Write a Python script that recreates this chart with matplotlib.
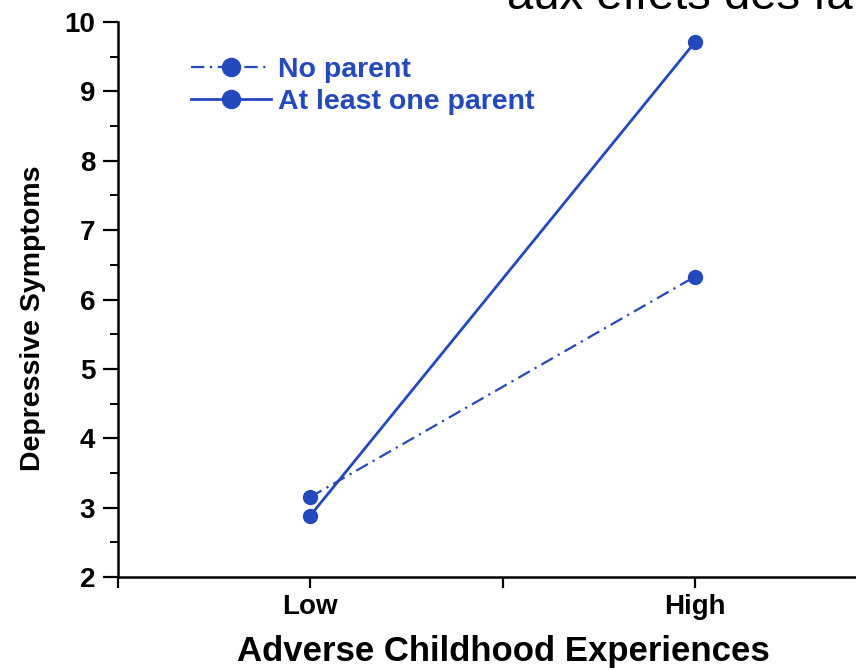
import matplotlib
matplotlib.use("Agg")
import matplotlib.pyplot as plt
from matplotlib.ticker import MultipleLocator, FixedLocator

categories = ["Low", "High"]
cat_pos = [1, 3]
no_parent = [3.15, 6.33]
one_parent = [2.88, 9.71]
series_labels = ["No parent", "At least one parent"]
title_fragment = "aux effets des fa"

blue = "#2349BD"
bold = ["Liberation Sans", "DejaVu Sans"]

fig = plt.figure(figsize=(8.56, 6.70), dpi=100)
W, H = 856, 670
left, right, top, bottom = 117.5, 887.5, 22, 577
ax = fig.add_axes([left / W, 1 - bottom / H, (right - left) / W, (bottom - top) / H])
ax.patch.set_alpha(0)

ax.plot(cat_pos, no_parent, color=blue, lw=1.6, ls=(0, (6, 2.5, 1, 2.5)), marker="o", ms=10,
        label=series_labels[0], clip_on=False, zorder=3)
ax.plot(cat_pos, one_parent, color=blue, lw=2.0, ls="-", marker="o", ms=10,
        label=series_labels[1], clip_on=False, zorder=3)

ax.set_xlim(0, 4)
ax.set_ylim(2, 10)
ax.yaxis.set_major_locator(MultipleLocator(1))
ax.yaxis.set_minor_locator(MultipleLocator(0.5))
ax.xaxis.set_major_locator(FixedLocator([0, 1, 2, 3, 4]))
ax.set_xticklabels(["", categories[0], "", categories[1], ""])

for s in ["top", "right"]:
    ax.spines[s].set_visible(False)
for s in ["left", "bottom"]:
    ax.spines[s].set_linewidth(1.8)
    ax.spines[s].set_color("black")

ax.tick_params(axis="y", which="major", direction="out", length=11, width=1.6, pad=5)
ax.tick_params(axis="y", which="minor", direction="out", length=6, width=1.4)
ax.tick_params(axis="x", which="major", direction="out", length=8, width=1.6, pad=4)
for lab in ax.get_yticklabels():
    lab.set_fontfamily(bold)
    lab.set_fontweight("bold")
    lab.set_fontsize(20)
for lab in ax.get_xticklabels():
    lab.set_fontfamily(bold)
    lab.set_fontweight("bold")
    lab.set_fontsize(20)

ax.set_xlabel("Adverse Childhood Experiences", fontfamily=bold, fontweight="bold", fontsize=25)
ax.xaxis.set_label_coords((503 - left) / (right - left), -(635 - bottom) / (bottom - top))
ax.set_ylabel("Depressive Symptoms", fontfamily=bold, fontweight="bold", fontsize=20.5)
ax.yaxis.set_label_coords(-(117.5 - 46) / (right - left), (bottom - 318) / (bottom - top))

leg = ax.legend(loc="upper left", bbox_to_anchor=((180 - left) / (right - left), 1 - (46 - top) / (bottom - top)),
                frameon=False, handlelength=2.8, handletextpad=0.25, labelspacing=0.2,
                markerscale=1.3, borderaxespad=0,
                prop={"family": bold, "weight": "bold", "size": 20.5})
for t in leg.get_texts():
    t.set_color(blue)

fig.text(507 / W, 1 - 9 / H, title_fragment, fontsize=34, fontfamily=["Liberation Sans", "DejaVu Sans"],
         va="baseline", ha="left", color="black")

fig.savefig("out.png", dpi=100)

==*==

## SHORT PROBLEM
Go from the first line of the listing to the line holding "label=series_labels[1], clip_on=False, zorder=3)" and, please, transcribe those lines exactly, both included, with no pictures.

## RESULT OF THIS EXERCISE
Write a Python script that recreates this chart with matplotlib.
import matplotlib
matplotlib.use("Agg")
import matplotlib.pyplot as plt
from matplotlib.ticker import MultipleLocator, FixedLocator

categories = ["Low", "High"]
cat_pos = [1, 3]
no_parent = [3.15, 6.33]
one_parent = [2.88, 9.71]
series_labels = ["No parent", "At least one parent"]
title_fragment = "aux effets des fa"

blue = "#2349BD"
bold = ["Liberation Sans", "DejaVu Sans"]

fig = plt.figure(figsize=(8.56, 6.70), dpi=100)
W, H = 856, 670
left, right, top, bottom = 117.5, 887.5, 22, 577
ax = fig.add_axes([left / W, 1 - bottom / H, (right - left) / W, (bottom - top) / H])
ax.patch.set_alpha(0)

ax.plot(cat_pos, no_parent, color=blue, lw=1.6, ls=(0, (6, 2.5, 1, 2.5)), marker="o", ms=10,
        label=series_labels[0], clip_on=False, zorder=3)
ax.plot(cat_pos, one_parent, color=blue, lw=2.0, ls="-", marker="o", ms=10,
        label=series_labels[1], clip_on=False, zorder=3)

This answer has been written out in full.